Thank you sharing this information it help me a lot.

Maria Stein - 4/24/2020

Just for the record, I am not a fan of my highly rated top loading washing machine (no agitator). I hang many of my clothes to dry, and every item that comes out of my washer is tightly twisted, which translates to many wrinkles. I have never had any issues with soap residue on clothing, but now my dark clothes sometimes have to be rewashed, as they have soap all over them. Finally, I have had multiple sheets and pillowcases (from 4 different sets of sheets) wear out (holes, tears). Again, I think it’s because everything get twisted up so tightly. I would not purchase this type of washer again.

Brenda West - 4/24/2019

I will wash my clothes at night,( lowest cost for electricity)gently put them in my basket and hang outside in the morning. Hanging a line between two trees or a fence or putting in posts. There’s nothing like the smell of fresh air dried clothes. Pick breezy days you’ll get the best wrinkle free clothes.

Ace - 12/25/2018

My last front-load lasted 9 years and now we may need to get another one (8 years later). I can’t see how this is saving us money if we need a new one every 8-9 years. And what is it doing to the environment…all of these plastic parts going to waste. I guess top-loaders will be in my list now. Thanks for the info.
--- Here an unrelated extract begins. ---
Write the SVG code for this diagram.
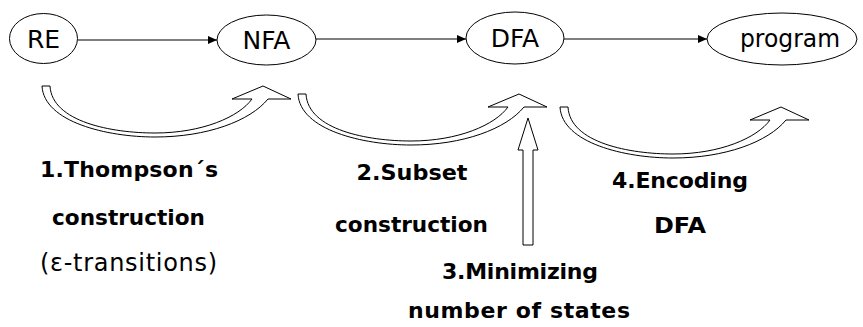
<svg xmlns="http://www.w3.org/2000/svg" xmlns:xlink="http://www.w3.org/1999/xlink" width="863" height="327" viewBox="0 0 863 327">
<style>
.node ellipse{fill:#fff;stroke:#000;stroke-width:1}
.node text{font-family:"DejaVu Sans","Liberation Sans",sans-serif;font-size:25px;fill:#000;text-anchor:middle}
.edge{stroke:#000;stroke-width:1.2;fill:none;marker-end:url(#ah)}
.block{fill:#fff;stroke:#000;stroke-width:1}
.lbl{font-family:"DejaVu Sans","Liberation Sans",sans-serif;font-size:22px;font-weight:bold;fill:#000;text-anchor:middle}
.lbln{font-family:"DejaVu Sans","Liberation Sans",sans-serif;font-size:24px;fill:#000;text-anchor:middle}
</style>
<defs>
<marker id="ah" markerWidth="10" markerHeight="8" refX="9" refY="4" orient="auto" markerUnits="userSpaceOnUse">
<path d="M0,0 L9,4 L0,8 Z" fill="#000"/>
</marker>
<path id="curved" d="M0,0 C2,36 65,51 113,51 C165,51 208,35 226,13 L249,13 L221,0 L190,13 L210,13 C197,31 160,47 113,47 C70,47 10,36 8,0 Z"/>
</defs>
<g id="connectors">
<line class="edge" x1="78" y1="40" x2="217" y2="40"/>
<line class="edge" x1="316" y1="39" x2="466" y2="39"/>
<line class="edge" x1="564" y1="39" x2="707" y2="39"/>
</g>
<g id="node-RE" class="node"><ellipse cx="43.5" cy="38.5" rx="34" ry="25"/><text x="43.5" y="47.5">RE</text></g>
<g id="node-NFA" class="node"><ellipse cx="266.5" cy="40" rx="49.5" ry="25"/><text x="266.5" y="48.5">NFA</text></g>
<g id="node-DFA" class="node"><ellipse cx="515" cy="38" rx="49" ry="26"/><text x="515" y="47">DFA</text></g>
<g id="node-program" class="node"><ellipse cx="782" cy="39" rx="75" ry="26"/><text x="790" y="47" textLength="100" lengthAdjust="spacingAndGlyphs">program</text></g>
<g id="steps">
<use xlink:href="#curved" class="block" transform="translate(42,86)"/>
<use xlink:href="#curved" class="block" transform="translate(298,94)"/>
<use xlink:href="#curved" class="block" transform="translate(560,107)"/>
<polygon class="block" points="523,245 523,150 518,150 528,118 538,150 533,150 533,245"/>
</g>
<g id="labels">
<text class="lbl" x="129" y="177" textLength="178" lengthAdjust="spacing">1.Thompson´s</text>
<text class="lbl" x="128.5" y="225" textLength="153" lengthAdjust="spacingAndGlyphs">construction</text>
<text class="lbln" x="128.5" y="271" textLength="177" lengthAdjust="spacing">(ε-transitions)</text>
<text class="lbl" x="412" y="180" textLength="111" lengthAdjust="spacingAndGlyphs">2.Subset</text>
<text class="lbl" x="411.5" y="232" textLength="153" lengthAdjust="spacingAndGlyphs">construction</text>
<text class="lbl" x="520" y="279" textLength="156" lengthAdjust="spacing">3.Minimizing</text>
<text class="lbl" x="519" y="318" textLength="222" lengthAdjust="spacing">number of states</text>
<text class="lbl" x="680" y="188" textLength="136" lengthAdjust="spacing">4.Encoding</text>
<text class="lbl" x="680" y="233" textLength="52" lengthAdjust="spacingAndGlyphs">DFA</text>
</g>
</svg>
    Constellation Community Team - 1/23/2019

    Hi Ace, you’ve made a great point. Even though front-load washers are usually more energy efficient, if you’re noticing that your front-load washer needs to be replaced more often than you thought, we agree that perhaps getting a top-load washer is best for your scenario.

Iggy - 9/26/2017

I disagree with the Front-Loader “facts” of always being better than a Regular or Normal Top-Loader. I definitely wouldn’t ever buy a HE Top-Loader, watch it “wash” and you’ll agree. Sorry but, with Front-Loaders not even living 6-years on average and Top-Loaders living an average of 20-years, I’d have to say Top-Loaders win every time and in every way.
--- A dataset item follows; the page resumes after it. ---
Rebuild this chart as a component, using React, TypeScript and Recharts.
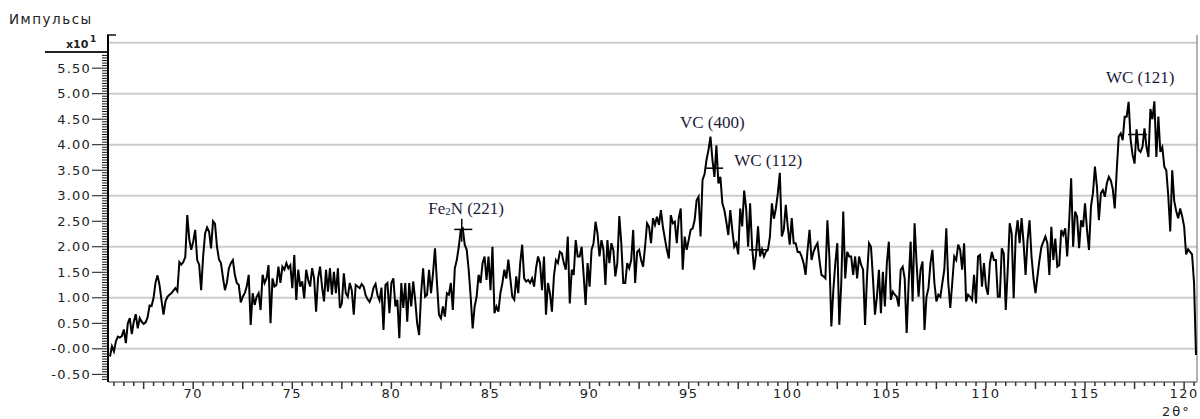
import { LineChart, Line, XAxis, YAxis, ReferenceLine, ReferenceDot } from "recharts";

// intensity (x10 counts), sampled every 0.1 deg 2-theta; each segment has its own start angle
const seg1 = [-0.15, 0.05, -0.05, 0.15, 0.24, 0.22, 0.25, 0.38, 0.11, 0.5, 0.6, 0.29, 0.53, 0.68, 0.4, 0.6, 0.53, 0.49, 0.52, 0.62, 0.85, 0.84, 1.0, 1.3, 1.44, 1.25, 0.95, 0.67, 0.93, 1.02, 1.06, 1.09, 1.14, 1.19, 1.13, 1.7, 1.65, 1.7, 1.8, 2.62, 2.15, 1.94, 2.1, 2.33, 1.74, 1.65, 1.15, 1.81, 2.26, 2.38, 2.3, 1.97, 2.5, 2.45, 2.0, 1.75, 1.68, 1.4, 1.15, 1.3, 1.58, 1.68, 1.74];
const seg2 = [1.45, 1.29, 1.25, 0.91, 1.02, 1.09, 1.22, 1.45, 0.47, 1.09, 0.86, 1.02, 1.09, 0.76, 1.45, 1.29, 1.38, 1.64, 0.5, 1.38, 1.22, 1.25, 1.61, 1.29, 1.61, 1.55, 1.68, 1.58, 1.64, 1.19, 1.84, 0.96, 1.55, 1.22, 1.32, 0.99, 1.55, 1.35, 1.22, 1.58, 1.38, 0.73, 1.38, 1.61, 1.22, 0.93, 1.55, 1.12, 1.58, 1.06, 1.51, 1.09, 1.58, 0.8, 0.89, 1.48, 1.09, 1.02, 1.29, 1.15, 0.67, 1.25, 1.22, 1.19];
const seg3 = [1.27, 1.22, 1.05, 0.97, 0.92, 1.02, 1.2, 1.27, 1.05, 0.95, 1.2, 0.37, 1.25, 1.29, 0.7, 1.29, 1.38, 0.83, 0.96, 0.21, 1.29, 0.8, 1.29, 0.53, 1.29, 0.83, 1.32, 0.96, 0.5, 0.27, 1.09, 1.58, 1.02, 1.06, 1.55, 1.09, 1.48, 1.97, 1.29, 0.67, 0.6, 0.83, 0.63, 1.09, 1.06, 1.29, 0.76, 1.58, 1.74, 2.0, 2.33, 2.36, 2.04, 1.94, 1.55, 1.02, 0.4, 0.83, 1.02, 1.45, 1.29, 1.68, 1.81];
const seg4 = [1.35, 1.81, 1.15, 2.0, 0.7, 0.83, 0.73, 1.09, 1.29, 1.55, 1.38, 1.75, 1.38, 1.02, 0.96, 1.42, 1.09, 1.68, 2.04, 1.38, 1.32, 1.35, 1.29, 1.38, 1.22, 1.58, 1.81, 1.68, 1.15, 1.81, 0.67, 1.29, 1.09, 0.73, 1.42, 1.74, 1.68, 1.9, 1.87, 1.68, 1.55, 2.2, 0.89, 1.55, 1.45, 2.13, 1.81, 1.81, 2.0, 1.45, 0.86, 1.68, 1.22, 1.94, 2.07, 2.49, 2.26, 1.81, 2.13, 1.94, 1.25, 2.13, 1.68];
const seg5 = [2.07, 1.94, 1.42, 1.68, 2.6, 2.07, 1.29, 1.29, 1.68, 1.58, 1.74, 2.33, 1.29, 1.9, 1.94, 1.74, 1.61, 2.0, 2.46, 2.39, 2.07, 2.56, 2.43, 2.59, 2.43, 2.72, 2.39, 2.16, 1.94, 1.77, 2.62, 2.46, 2.49, 2.07, 2.56, 2.75, 1.55, 2.2, 1.94, 2.13, 2.33, 2.36, 2.52, 2.91, 2.98, 2.2, 3.31, 3.42, 3.7, 3.9, 4.16, 3.7, 3.37, 3.99, 3.24, 3.37, 2.85, 2.72, 2.49, 2.23, 2.72, 2.33, 2.0];
const seg6 = [2.07, 1.85, 2.75, 2.4, 3.1, 2.75, 2.0, 2.85, 2.0, 1.55, 1.85, 2.4, 1.81, 1.95, 1.81, 1.9, 1.94, 2.2, 2.85, 2.55, 2.75, 3.05, 3.45, 2.2, 2.33, 2.82, 2.39, 2.04, 2.56, 2.07, 2.07, 1.9, 1.9, 1.81, 1.68, 1.45, 1.94, 2.33, 1.74, 1.9, 2.0, 2.07, 1.74, 1.45, 1.42, 1.38, 2.52, 1.8, 0.44, 1.15, 1.68, 2.07, 0.47, 1.29, 2.69, 1.38, 1.9, 1.81, 1.81, 1.45, 1.81, 1.38, 1.81];
const seg7 = [1.65, 1.55, 0.47, 1.42, 2.07, 2.0, 1.38, 0.67, 1.02, 1.55, 0.7, 1.51, 0.83, 1.68, 2.1, 0.96, 1.12, 1.06, 1.02, 0.83, 1.55, 1.61, 1.38, 0.31, 1.29, 2.1, 0.93, 2.46, 1.68, 1.02, 1.55, 1.71, 0.37, 1.02, 1.19, 1.68, 1.94, 1.29, 0.93, 1.06, 1.02, 1.29, 1.55, 2.36, 1.29, 0.8, 1.29, 1.81, 1.74, 2.04, 1.94, 1.55, 2.07, 0.93, 1.06, 1.02, 0.96, 1.45, 0.89, 1.81, 1.84, 1.22, 1.68];
const seg8 = [1.22, 1.06, 1.68, 1.9, 1.74, 1.74, 1.02, 1.02, 1.97, 1.87, 0.76, 1.55, 2.46, 2.26, 0.99, 2.2, 2.52, 2.07, 2.56, 2.07, 1.45, 2.13, 2.52, 1.81, 1.38, 1.09, 1.42, 1.74, 2.0, 2.1, 2.2, 2.07, 1.45, 2.39, 1.74, 2.16, 1.61, 1.64, 2.33, 2.23, 2.36, 1.81, 2.49, 3.34, 2.0, 2.69, 2.59, 1.97, 2.52, 2.39, 2.85, 2.33, 1.94, 2.79, 3.05, 3.57, 3.18, 2.52, 3.05, 3.11, 2.98, 3.24, 3.37];
const seg9 = [3.3, 3.13, 2.75, 3.5, 4.16, 4.22, 4.09, 4.55, 4.55, 4.84, 4.1, 3.8, 3.63, 4.3, 3.9, 3.86, 3.96, 4.32, 3.96, 3.76, 4.7, 4.5, 4.85, 3.76, 4.55, 3.86, 3.95, 3.57, 3.5, 3.0, 2.3, 3.5, 2.9, 2.7, 2.56, 2.75, 2.6, 2.4, 1.85, 1.95, 1.9, 1.85, 1.3, -0.12];

const segStarts = [65.8, 72.1, 78.5, 84.8, 91.1, 97.4, 103.7, 110.0, 116.3];
const segments = [seg1, seg2, seg3, seg4, seg5, seg6, seg7, seg8, seg9];

const yMajor = [-0.5, 0, 0.5, 1, 1.5, 2, 2.5, 3, 3.5, 4, 4.5, 5, 5.5];
const yLabels = ["-0.50", "-0.00", "0.50", "1.00", "1.50", "2.00", "2.50", "3.00", "3.50", "4.00", "4.50", "5.00", "5.50"];
const xLabels = [70, 75, 80, 85, 90, 95, 100, 105, 110, 115, 120];
const gridValues = [0, 1, 2, 3, 4, 5, 6];

const peakLabels = [
  { x: 83.77, y: 2.64, pre: "Fe", sub: "2", post: "N (221)" },
  { x: 96.19, y: 4.32, pre: "VC (400)", sub: "", post: "" },
  { x: 99.01, y: 3.58, pre: "WC (112)", sub: "", post: "" },
  { x: 117.78, y: 5.21, pre: "WC (121)", sub: "", post: "" },
];
const peakMarks = [
  { x1: 83.17, x2: 84.08, y: 2.34 },
  { x1: 95.83, x2: 96.74, y: 3.54 },
  { x1: 98.05, x2: 98.96, y: 1.94 },
  { x1: 117.17, x2: 118.13, y: 4.2 },
];

const X_DOMAIN: [number, number] = [65.7, 120.65];
const Y_DOMAIN: [number, number] = [-0.65, 6.15];

const data = segments.flatMap((s, j) =>
  s.map((v, i) => ({ x: Math.round((segStarts[j] + i * 0.1) * 100) / 100, y: v }))
);

const xTicks: number[] = [];
for (let k = 132; k <= 241; k++) xTicks.push(k / 2);
const yTicks: number[] = [];
for (let k = -12; k <= 115; k++) yTicks.push(k / 20);

const axisFont = "DejaVu Sans, sans-serif";

function YTick(props: any) {
  const { x, y, payload } = props;
  const idx = yMajor.findIndex((m) => Math.abs(m - payload.value) < 1e-6);
  const major = idx >= 0;
  const len = major ? 16 : 6;
  return (
    <g>
      <line x1={x - len} x2={x} y1={y} y2={y} stroke="#111" strokeWidth={1} />
      {major && (
        <text x={x - 17} y={y} dy={4.5} textAnchor="end" fontFamily={axisFont} fontSize={13} letterSpacing={1.2} fill="#222">
          {yLabels[idx]}
        </text>
      )}
    </g>
  );
}

function XTick(props: any) {
  const { x, y, payload } = props;
  const v = payload.value;
  const half = Math.round(v * 2);
  const mid = half % 5 === 0;
  const label = xLabels.includes(v);
  return (
    <g>
      <line x1={x} x2={x} y1={y} y2={y + (mid ? 7 : 4)} stroke="#333" strokeWidth={1.5} />
      {label && (
        <text x={x} y={y + 16} textAnchor="middle" fontFamily={axisFont} fontSize={13} letterSpacing={1.5} fill="#222">
          {v}
        </text>
      )}
    </g>
  );
}

function PeakText(p: any) {
  const l = p.item;
  return (
    <text x={p.cx} y={p.cy} textAnchor="middle" fontFamily="Liberation Serif, serif" fontSize={17} fill="#1b1b3a">
      {l.pre}
      {l.sub && (
        <tspan fontSize={11} dy={1}>
          {l.sub}
        </tspan>
      )}
      {l.post && <tspan dy={l.sub ? -1 : 0}>{l.post}</tspan>}
    </text>
  );
}

export default function App() {
  return (
    <div style={{ position: "absolute", left: 0, top: 0, width: 1200, height: 419, background: "#fff" }}>
      <LineChart width={1200} height={419} data={data} margin={{ top: 35, right: 3, bottom: 0, left: 8 }}>
        {gridValues.map((g) => (
          <ReferenceLine key={"g" + g} y={g} stroke="#cccccc" strokeWidth={2} />
        ))}
        <ReferenceLine x={X_DOMAIN[1]} stroke="#666" strokeWidth={1} />
        <XAxis
          type="number"
          dataKey="x"
          domain={X_DOMAIN}
          ticks={xTicks}
          interval={0}
          tick={(p: any) => <XTick {...p} />}
          tickLine={false}
          tickSize={0}
          tickMargin={0}
          axisLine={{ stroke: "#999", strokeWidth: 2 }}
          height={37}
          allowDataOverflow
        />
        <YAxis
          type="number"
          domain={Y_DOMAIN}
          ticks={yTicks}
          interval={0}
          tick={(p: any) => <YTick {...p} />}
          tickLine={false}
          tickSize={0}
          tickMargin={0}
          axisLine={{ stroke: "#000", strokeWidth: 2 }}
          width={100}
          allowDataOverflow
        />
        <Line type="linear" dataKey="y" stroke="#000" strokeWidth={2} dot={false} isAnimationActive={false} />
        {peakMarks.map((m, i) => (
          <ReferenceLine
            key={"m" + i}
            segment={[{ x: m.x1, y: m.y }, { x: m.x2, y: m.y }]}
            stroke="#000"
            strokeWidth={1.5}
          />
        ))}
        <ReferenceLine segment={[{ x: 83.55, y: 2.1 }, { x: 83.55, y: 2.55 }]} stroke="#000" strokeWidth={1.5} />
        {peakLabels.map((l, i) => (
          <ReferenceDot key={"l" + i} x={l.x} y={l.y} r={0} shape={(p: any) => <PeakText {...p} item={l} />} />
        ))}
      </LineChart>
      <svg width={1200} height={419} style={{ position: "absolute", left: 0, top: 0, pointerEvents: "none" }}>
        <text x={9} y={24} fontFamily={axisFont} fontSize={13.5} letterSpacing={1.5} fill="#222">
          Импульсы
        </text>
        <text x={66} y={48} fontFamily={axisFont} fontSize={11} fontWeight="bold" fill="#222">
          x10
        </text>
        <text x={90} y={42} fontFamily={axisFont} fontSize={9} fontWeight="bold" fill="#222">
          1
        </text>
        <line x1={45} x2={107} y1={52} y2={52} stroke="#222" strokeWidth={2} />
        <line x1={107} x2={116} y1={35} y2={35} stroke="#111" strokeWidth={1.5} />
        <text x={1162} y={416} fontFamily={axisFont} fontSize={13} letterSpacing={2} fill="#222">
          2θ°
        </text>
      </svg>
    </div>
  );
}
I’ve never had any problem with any Regular Top-Loader’s cleaning and/or untreated stain removal. And who cares about water? My bill’s $30 and has never even hit $40. But, if I use anymore heating or cooling it’s blatant in my electric/gas bill. Now, I do only cold washes with Coldwater Tide (works amazingly well) and have no energy affect with my Top-Loader and saw no appreciable change in my bill from before I went cold.

If you want to pay A LOT more from start to a sprint-finish, then a Front-Loader is what you want. If you want the UNBEATEN tried and true cheapest route, then a Regular (“wasteful”, according to liars and frauds) Top-Loader is what you need. Hey Front-Loaders, is it ecological or economical to throw away your forced obsolescence garbage purchase THREE-TIMES (minimum) as often?

    Constellation Community Team - 10/17/2017

    Hi Iggy, You definitely make valid points. We understand your appreciation for regular top-loaders, they’re served us so well for so long! As an energy supplier, Constellation cares a lot about energy conservation, but also about water conservation, and HE washers (top-loading and front-loading) use less than half of the water than regular washers did 18 years ago. We love to give our customers and readers different tips and advice on energy matters, but we always want you to make the decision for yourself! We’re glad to hear that you’ve done your own research and found the one that’s best for you.